The tables used by the extension are described on [[ https://www.mediawiki.org/wiki/Extension:MachineVision/Schema | Extension:MachineVision/Schema ]] and its subpages.
Target deployment date: **Wednesday, October 9, 2019**
---
All PHP code interacting with the database (aside from maintenance scripts) is contained in the [[ https://gerrit.wikimedia.org/r/plugins/gitiles/mediawiki/extensions/MachineVision/+/master/src/Repository.php | Repository ]] class.
Query and table usage details:
* machine_vision_provider is to be used with the NameTableStore construct in MediaWiki. It associates provider names with numeric IDs. It will probably only have one row for the foreseeable future.

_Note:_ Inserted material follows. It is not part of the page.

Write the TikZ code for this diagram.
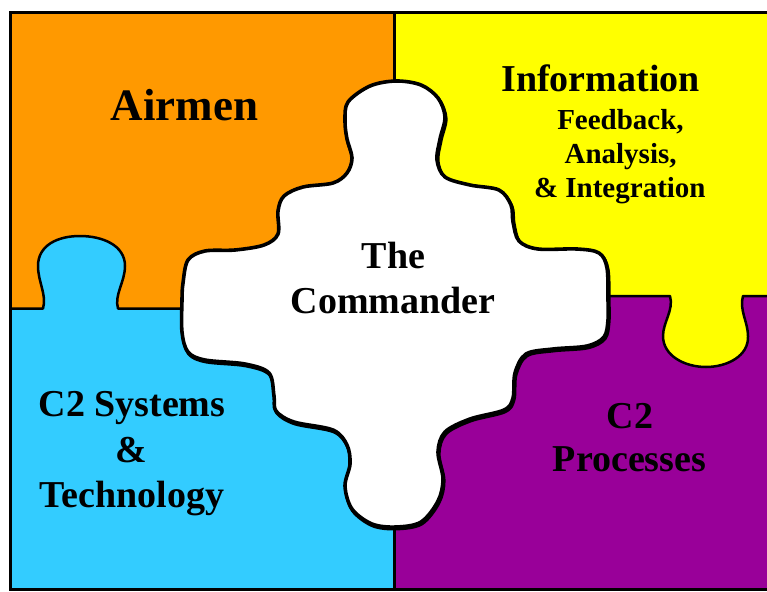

* machine_vision_freebase_mapping holds one-to-one mappings between Freebase IDs (many of which are still in use in the Google Knowledge Graph) and Wikidata IDs. It will be populated with a [[ https://gerrit.wikimedia.org/r/plugins/gitiles/mediawiki/extensions/MachineVision/+/master/maintenance/populateFreebaseMapping.php | maintenance script ]] and used to look up Wikidata IDs based on received Knowledge Graph/Freebase IDs as labeling responses are received from the Google Cloud Vision API. It will hold approximately 2.1 million rows. (Note: Use of Google Cloud Vision as a labeling provider is tentative.)
* machine_vision_suggestion will be updated as labeling responses are received. The data in contains is mostly for planned future use, e.g., to compare the performance of suggestions from different providers. It will not be regularly queried.
* machine_vision_label will be the hottest table. It will be populated as labeling responses are received, and will support queries to identify images with unreviewed labels, to retreive those labels, and to update their review state as reviews are submitted via the action API.
* machine_vision_label and machine_vision_suggestion should be the same size as long as there is only one machine vision provider in use. Assuming 10 label suggestions are returned per labeling request, both tables will contain: ( ~260,000 featured/valued/quality images ) + ( ~2 million images used in mainspace pages on non-Commons wikis ) x 10 label suggestions per image (probably higher than reality, to be on the safe side) = ~22.6 million rows.
* If one or more additional machine vision providers are added, and they are used to request labels for the same images, the machine_vision_suggestion table would grow linearly, but we would expect the machine_vision_label table to grow much more slowly, since we would expect many of the suggested labels to be duplicates of those already in the table.